Когда Сидоркин на пятые сутки пришел в сознание и обнаружил себя лежащим на кровати в больничной палате, то первая нормальная мысль, пришедшая в голову, опять связалась с глиняным волосатым чудовищем. Настороженно обведя еще смутным взором открывавшееся пространство — белые стены, дверь, умывальник, окно с полураспахнутой форточкой, — с опаской подумал: не иначе под койкой затаился, сучара!

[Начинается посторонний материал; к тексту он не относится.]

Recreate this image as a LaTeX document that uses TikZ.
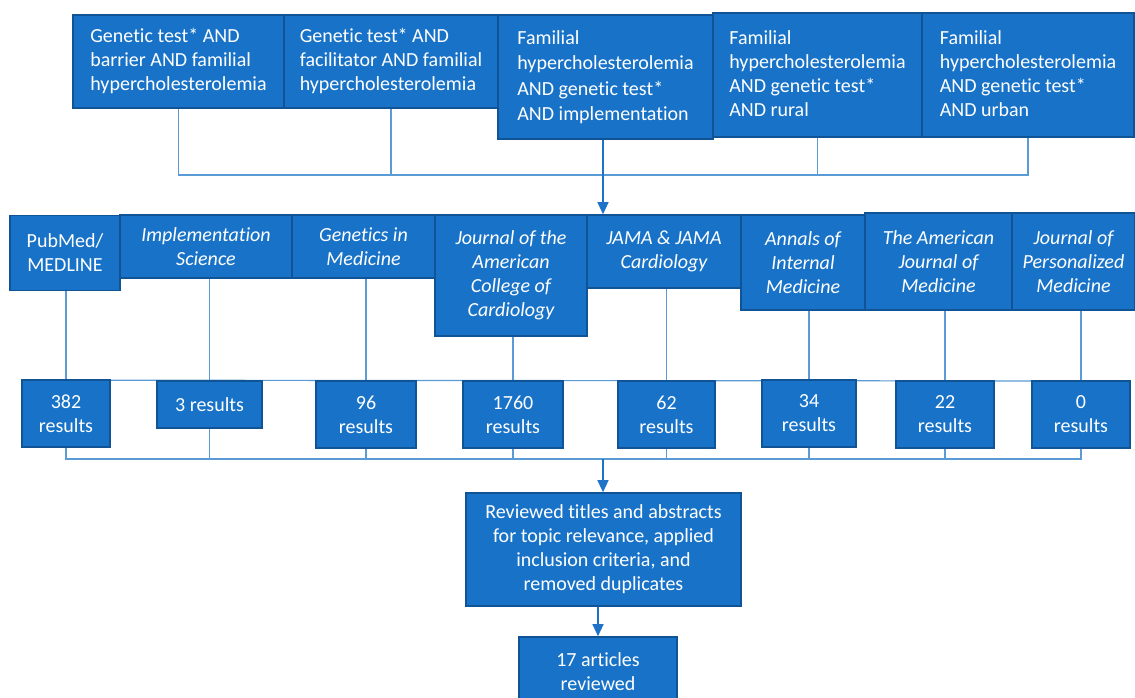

Потом, словно проявленное на сетчатке глаз, проступило все произошедшее с ним, и Сидоркин глухо, обиженно застонал, как пораненный волк, подыхающий в укромном схороне. На протяжный, заунывный звук подоспела длинноногая девушка в туго затянутом белом халате, и это был первый человек, с которым он вступил в контакт после долгих, сумеречных странствий на грани света и тьмы. Девушка поразила его тем, что в ней не было и намека на опасность. Теплая волна благодарности хлынула в душу, с блаженной улыбкой он спросил:
— Если я не в раю, то где же?
Девушка ответила небрежной улыбкой:
— Нет, не в раю. Это больница. Отделение травматологии.
— И вы не ангел?
— Нет, я медсестра Даша.
— А я травмированный Тоша. Подойди поближе, медсестра.
— Зачем?
— По секрету что-то скажу.
Девушка приблизилась, и Сидоркин ловко ухватил ее за руку.
— Давай поцелуемся, Даша. Если не противно.
— Надо же! — Девушка была ошарашена, но не смутилась ничуть. — Сколько прыти! А доктор думал, помрешь.
— Никогда не верь докторам, — нахмурился Сидоркин. Попробовал повалить ее на себя, но девушка мягко высвободила руку. — Не хочешь? — огорчился майор.
— Возможно, когда-нибудь позже, — совершенно серьезно пообещала она. — Боюсь, сейчас тебе не под силу.
— Позже так позже, — легко согласился Сидоркин.
На третьи сутки самостоятельно добрел до туалета, а ближе к вечеру в палате возник старлей Сережа Петрозванов. Его толоконный лик окончательно вернул Сидоркина в суровую реальность, по сравнению с которой любая фантазия казалась пресной. И дело не в том, что в этой реальности монстры нападали на людей и пили из них кровь; и не в том, что старики подыхали с голоду, а свеженькие, как окорока, бандюки раскатывали на иномарках в обнимку с обкуренными подружками; и не в том, что богатый ворюга ежедневно вещал с экрана о свободе и справедливости, — это все как раз ерунда, хаотичное смешение понятий, свойственное угасающей цивилизации; исключительность момента заключалась в том, что он, майор Сидоркин, потерпев страшное поражение, по-прежнему продолжал ощущать себя частичкой этого перевернутого с ног на голову мира и ему по-прежнему это нравилось.